- [Direction]
The listing below should be printed exactly, every line of it. Skip the pictures.

- [Data extract]
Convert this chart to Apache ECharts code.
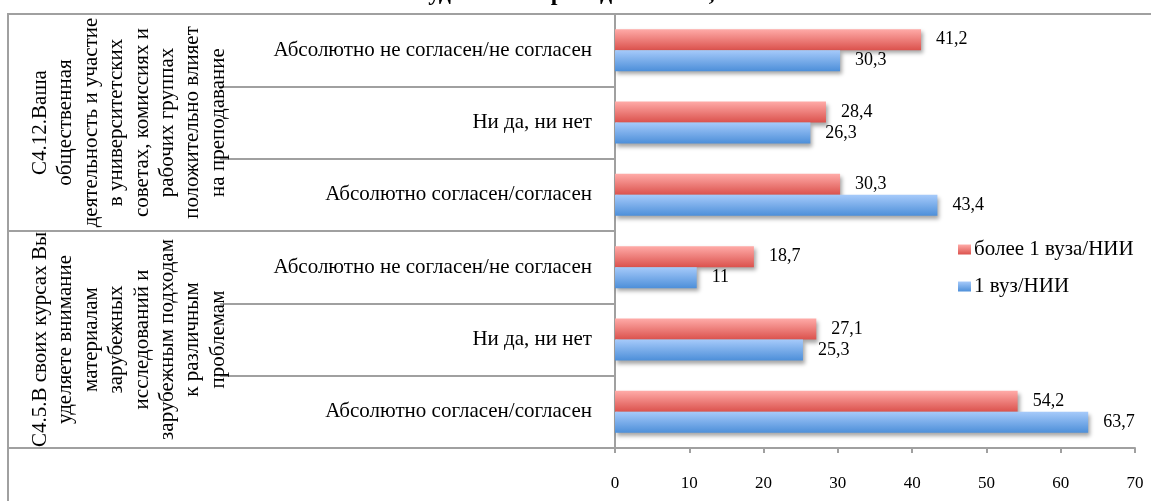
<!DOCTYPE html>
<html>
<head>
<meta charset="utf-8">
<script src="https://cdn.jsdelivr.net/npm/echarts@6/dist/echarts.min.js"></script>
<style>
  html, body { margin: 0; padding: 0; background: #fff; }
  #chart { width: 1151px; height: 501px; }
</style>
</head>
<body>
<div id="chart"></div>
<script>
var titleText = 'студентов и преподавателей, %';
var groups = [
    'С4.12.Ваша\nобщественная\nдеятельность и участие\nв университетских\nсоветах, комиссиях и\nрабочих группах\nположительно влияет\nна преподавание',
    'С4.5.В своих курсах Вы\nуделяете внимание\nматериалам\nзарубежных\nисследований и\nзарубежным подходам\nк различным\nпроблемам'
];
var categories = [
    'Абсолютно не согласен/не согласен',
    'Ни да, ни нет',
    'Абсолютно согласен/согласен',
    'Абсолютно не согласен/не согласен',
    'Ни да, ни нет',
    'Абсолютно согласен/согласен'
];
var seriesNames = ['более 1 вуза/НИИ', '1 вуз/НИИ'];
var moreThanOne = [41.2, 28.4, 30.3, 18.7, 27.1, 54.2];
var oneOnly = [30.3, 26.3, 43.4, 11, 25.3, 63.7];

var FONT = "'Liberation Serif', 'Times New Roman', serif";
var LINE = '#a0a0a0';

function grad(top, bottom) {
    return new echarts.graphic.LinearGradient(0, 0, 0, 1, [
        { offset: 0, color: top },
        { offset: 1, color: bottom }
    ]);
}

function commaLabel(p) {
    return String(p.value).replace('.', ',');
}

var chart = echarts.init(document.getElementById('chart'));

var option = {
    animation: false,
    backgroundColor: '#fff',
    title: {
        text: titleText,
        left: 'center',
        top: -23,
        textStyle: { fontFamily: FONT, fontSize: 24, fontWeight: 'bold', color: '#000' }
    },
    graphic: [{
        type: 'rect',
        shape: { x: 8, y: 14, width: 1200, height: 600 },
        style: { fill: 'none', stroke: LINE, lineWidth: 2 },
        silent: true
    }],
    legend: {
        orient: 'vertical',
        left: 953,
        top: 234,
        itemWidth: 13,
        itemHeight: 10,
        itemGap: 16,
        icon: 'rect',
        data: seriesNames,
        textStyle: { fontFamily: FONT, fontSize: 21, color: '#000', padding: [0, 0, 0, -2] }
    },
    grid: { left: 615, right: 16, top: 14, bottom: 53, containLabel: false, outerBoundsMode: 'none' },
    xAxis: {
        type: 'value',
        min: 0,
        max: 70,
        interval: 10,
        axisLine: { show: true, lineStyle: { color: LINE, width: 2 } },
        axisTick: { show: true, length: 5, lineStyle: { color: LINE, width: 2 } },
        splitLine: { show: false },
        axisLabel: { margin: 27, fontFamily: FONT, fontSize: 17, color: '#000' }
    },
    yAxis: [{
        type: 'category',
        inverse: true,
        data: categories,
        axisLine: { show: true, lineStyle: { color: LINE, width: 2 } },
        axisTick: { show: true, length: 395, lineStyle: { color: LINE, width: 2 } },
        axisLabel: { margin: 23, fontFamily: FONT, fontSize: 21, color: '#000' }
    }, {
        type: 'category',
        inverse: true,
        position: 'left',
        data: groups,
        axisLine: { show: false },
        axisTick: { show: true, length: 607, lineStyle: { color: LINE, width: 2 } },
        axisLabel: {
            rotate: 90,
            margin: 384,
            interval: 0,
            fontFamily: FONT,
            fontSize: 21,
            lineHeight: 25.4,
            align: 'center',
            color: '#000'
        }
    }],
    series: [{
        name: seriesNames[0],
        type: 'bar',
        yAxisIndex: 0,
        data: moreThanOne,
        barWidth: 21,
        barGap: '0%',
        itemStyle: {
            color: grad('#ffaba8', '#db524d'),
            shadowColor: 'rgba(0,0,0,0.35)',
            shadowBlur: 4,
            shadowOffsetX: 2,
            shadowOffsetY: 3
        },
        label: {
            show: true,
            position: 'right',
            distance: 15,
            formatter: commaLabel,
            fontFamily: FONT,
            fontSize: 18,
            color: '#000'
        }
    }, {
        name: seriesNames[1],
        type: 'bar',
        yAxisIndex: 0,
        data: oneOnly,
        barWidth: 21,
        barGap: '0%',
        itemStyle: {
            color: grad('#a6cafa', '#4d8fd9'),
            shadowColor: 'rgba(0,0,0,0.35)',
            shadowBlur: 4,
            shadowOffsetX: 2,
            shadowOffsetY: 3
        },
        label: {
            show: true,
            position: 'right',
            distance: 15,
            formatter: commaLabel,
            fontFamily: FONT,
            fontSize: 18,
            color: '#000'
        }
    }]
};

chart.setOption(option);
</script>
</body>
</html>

- [Response]
Convert this chart to Apache ECharts code.
<!DOCTYPE html>
<html>
<head>
<meta charset="utf-8">
<script src="https://cdn.jsdelivr.net/npm/echarts@6/dist/echarts.min.js"></script>
<style>
  html, body { margin: 0; padding: 0; background: #fff; }
  #chart { width: 1151px; height: 501px; }
</style>
</head>
<body>
<div id="chart"></div>
<script>
var titleText = 'студентов и преподавателей, %';
var groups = [
    'С4.12.Ваша\nобщественная\nдеятельность и участие\nв университетских\nсоветах, комиссиях и\nрабочих группах\nположительно влияет\nна преподавание',
    'С4.5.В своих курсах Вы\nуделяете внимание\nматериалам\nзарубежных\nисследований и\nзарубежным подходам\nк различным\nпроблемам'
];
var categories = [
    'Абсолютно не согласен/не согласен',
    'Ни да, ни нет',
    'Абсолютно согласен/согласен',
    'Абсолютно не согласен/не согласен',
    'Ни да, ни нет',
    'Абсолютно согласен/согласен'
];
var seriesNames = ['более 1 вуза/НИИ', '1 вуз/НИИ'];
var moreThanOne = [41.2, 28.4, 30.3, 18.7, 27.1, 54.2];
var oneOnly = [30.3, 26.3, 43.4, 11, 25.3, 63.7];

var FONT = "'Liberation Serif', 'Times New Roman', serif";
var LINE = '#a0a0a0';

function grad(top, bottom) {
    return new echarts.graphic.LinearGradient(0, 0, 0, 1, [
        { offset: 0, color: top },
        { offset: 1, color: bottom }
    ]);
}

function commaLabel(p) {
    return String(p.value).replace('.', ',');
}

var chart = echarts.init(document.getElementById('chart'));

var option = {
    animation: false,
    backgroundColor: '#fff',
    title: {
        text: titleText,
        left: 'center',
        top: -23,
        textStyle: { fontFamily: FONT, fontSize: 24, fontWeight: 'bold', color: '#000' }
    },
    graphic: [{
        type: 'rect',
        shape: { x: 8, y: 14, width: 1200, height: 600 },
        style: { fill: 'none', stroke: LINE, lineWidth: 2 },
        silent: true
    }],
    legend: {
        orient: 'vertical',
        left: 953,
        top: 234,
        itemWidth: 13,
        itemHeight: 10,
        itemGap: 16,
        icon: 'rect',
        data: seriesNames,
        textStyle: { fontFamily: FONT, fontSize: 21, color: '#000', padding: [0, 0, 0, -2] }
    },
    grid: { left: 615, right: 16, top: 14, bottom: 53, containLabel: false, outerBoundsMode: 'none' },
    xAxis: {
        type: 'value',
        min: 0,
        max: 70,
        interval: 10,
        axisLine: { show: true, lineStyle: { color: LINE, width: 2 } },
        axisTick: { show: true, length: 5, lineStyle: { color: LINE, width: 2 } },
        splitLine: { show: false },
        axisLabel: { margin: 27, fontFamily: FONT, fontSize: 17, color: '#000' }
    },
    yAxis: [{
        type: 'category',
        inverse: true,
        data: categories,
        axisLine: { show: true, lineStyle: { color: LINE, width: 2 } },
        axisTick: { show: true, length: 395, lineStyle: { color: LINE, width: 2 } },
        axisLabel: { margin: 23, fontFamily: FONT, fontSize: 21, color: '#000' }
    }, {
        type: 'category',
        inverse: true,
        position: 'left',
        data: groups,
        axisLine: { show: false },
        axisTick: { show: true, length: 607, lineStyle: { color: LINE, width: 2 } },
        axisLabel: {
            rotate: 90,
            margin: 384,
            interval: 0,
            fontFamily: FONT,
            fontSize: 21,
            lineHeight: 25.4,
            align: 'center',
            color: '#000'
        }
    }],
    series: [{
        name: seriesNames[0],
        type: 'bar',
        yAxisIndex: 0,
        data: moreThanOne,
        barWidth: 21,
        barGap: '0%',
        itemStyle: {
            color: grad('#ffaba8', '#db524d'),
            shadowColor: 'rgba(0,0,0,0.35)',
            shadowBlur: 4,
            shadowOffsetX: 2,
            shadowOffsetY: 3
        },
        label: {
            show: true,
            position: 'right',
            distance: 15,
            formatter: commaLabel,
            fontFamily: FONT,
            fontSize: 18,
            color: '#000'
        }
    }, {
        name: seriesNames[1],
        type: 'bar',
        yAxisIndex: 0,
        data: oneOnly,
        barWidth: 21,
        barGap: '0%',
        itemStyle: {
            color: grad('#a6cafa', '#4d8fd9'),
            shadowColor: 'rgba(0,0,0,0.35)',
            shadowBlur: 4,
            shadowOffsetX: 2,
            shadowOffsetY: 3
        },
        label: {
            show: true,
            position: 'right',
            distance: 15,
            formatter: commaLabel,
            fontFamily: FONT,
            fontSize: 18,
            color: '#000'
        }
    }]
};

chart.setOption(option);
</script>
</body>
</html>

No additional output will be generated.